TASK OBJECTIVE: Leave the pictures out, and retype all of the material exactly as written.

STORED DATA:
▶

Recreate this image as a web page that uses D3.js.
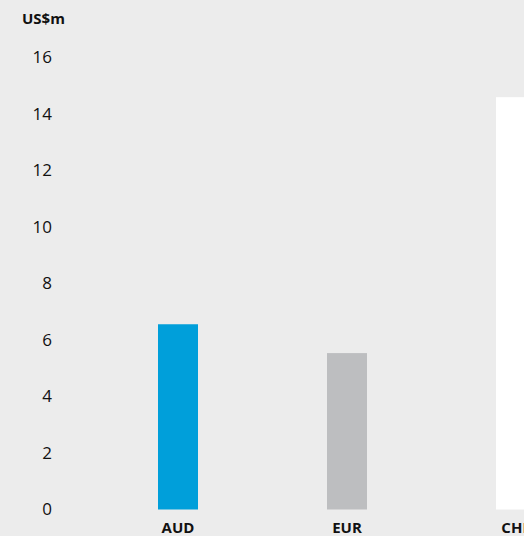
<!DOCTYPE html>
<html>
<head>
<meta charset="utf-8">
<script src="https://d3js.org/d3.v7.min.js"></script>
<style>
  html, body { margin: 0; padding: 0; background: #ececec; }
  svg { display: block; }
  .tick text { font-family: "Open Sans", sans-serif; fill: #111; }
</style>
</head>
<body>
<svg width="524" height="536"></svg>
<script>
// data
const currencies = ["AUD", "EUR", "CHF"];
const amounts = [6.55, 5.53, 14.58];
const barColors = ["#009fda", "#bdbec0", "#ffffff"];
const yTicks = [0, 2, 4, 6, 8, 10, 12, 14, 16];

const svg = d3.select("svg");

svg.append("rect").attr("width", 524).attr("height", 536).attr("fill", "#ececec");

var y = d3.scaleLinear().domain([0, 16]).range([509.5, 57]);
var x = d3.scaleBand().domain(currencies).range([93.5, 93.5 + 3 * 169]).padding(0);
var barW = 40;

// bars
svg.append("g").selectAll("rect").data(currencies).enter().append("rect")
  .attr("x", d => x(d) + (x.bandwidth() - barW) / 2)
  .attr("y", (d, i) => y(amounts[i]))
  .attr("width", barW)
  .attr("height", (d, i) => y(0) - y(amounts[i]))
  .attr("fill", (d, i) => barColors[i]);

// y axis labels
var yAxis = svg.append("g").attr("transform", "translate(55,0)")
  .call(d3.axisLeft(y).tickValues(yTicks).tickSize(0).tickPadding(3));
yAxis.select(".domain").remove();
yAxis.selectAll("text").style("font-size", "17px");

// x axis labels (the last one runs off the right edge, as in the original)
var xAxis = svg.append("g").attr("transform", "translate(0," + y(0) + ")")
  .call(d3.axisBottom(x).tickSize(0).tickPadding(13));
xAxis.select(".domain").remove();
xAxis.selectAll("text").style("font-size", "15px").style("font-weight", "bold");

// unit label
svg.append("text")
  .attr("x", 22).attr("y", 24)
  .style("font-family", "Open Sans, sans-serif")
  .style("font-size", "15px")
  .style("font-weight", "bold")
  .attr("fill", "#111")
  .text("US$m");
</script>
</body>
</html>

◀

RESULT:
Recreate this image as a web page that uses D3.js.
<!DOCTYPE html>
<html>
<head>
<meta charset="utf-8">
<script src="https://d3js.org/d3.v7.min.js"></script>
<style>
  html, body { margin: 0; padding: 0; background: #ececec; }
  svg { display: block; }
  .tick text { font-family: "Open Sans", sans-serif; fill: #111; }
</style>
</head>
<body>
<svg width="524" height="536"></svg>
<script>
// data
const currencies = ["AUD", "EUR", "CHF"];
const amounts = [6.55, 5.53, 14.58];
const barColors = ["#009fda", "#bdbec0", "#ffffff"];
const yTicks = [0, 2, 4, 6, 8, 10, 12, 14, 16];

const svg = d3.select("svg");

svg.append("rect").attr("width", 524).attr("height", 536).attr("fill", "#ececec");

var y = d3.scaleLinear().domain([0, 16]).range([509.5, 57]);
var x = d3.scaleBand().domain(currencies).range([93.5, 93.5 + 3 * 169]).padding(0);
var barW = 40;

// bars
svg.append("g").selectAll("rect").data(currencies).enter().append("rect")
  .attr("x", d => x(d) + (x.bandwidth() - barW) / 2)
  .attr("y", (d, i) => y(amounts[i]))
  .attr("width", barW)
  .attr("height", (d, i) => y(0) - y(amounts[i]))
  .attr("fill", (d, i) => barColors[i]);

// y axis labels
var yAxis = svg.append("g").attr("transform", "translate(55,0)")
  .call(d3.axisLeft(y).tickValues(yTicks).tickSize(0).tickPadding(3));
yAxis.select(".domain").remove();
yAxis.selectAll("text").style("font-size", "17px");

// x axis labels (the last one runs off the right edge, as in the original)
var xAxis = svg.append("g").attr("transform", "translate(0," + y(0) + ")")
  .call(d3.axisBottom(x).tickSize(0).tickPadding(13));
xAxis.select(".domain").remove();
xAxis.selectAll("text").style("font-size", "15px").style("font-weight", "bold");

// unit label
svg.append("text")
  .attr("x", 22).attr("y", 24)
  .style("font-family", "Open Sans, sans-serif")
  .style("font-size", "15px")
  .style("font-weight", "bold")
  .attr("fill", "#111")
  .text("US$m");
</script>
</body>
</html>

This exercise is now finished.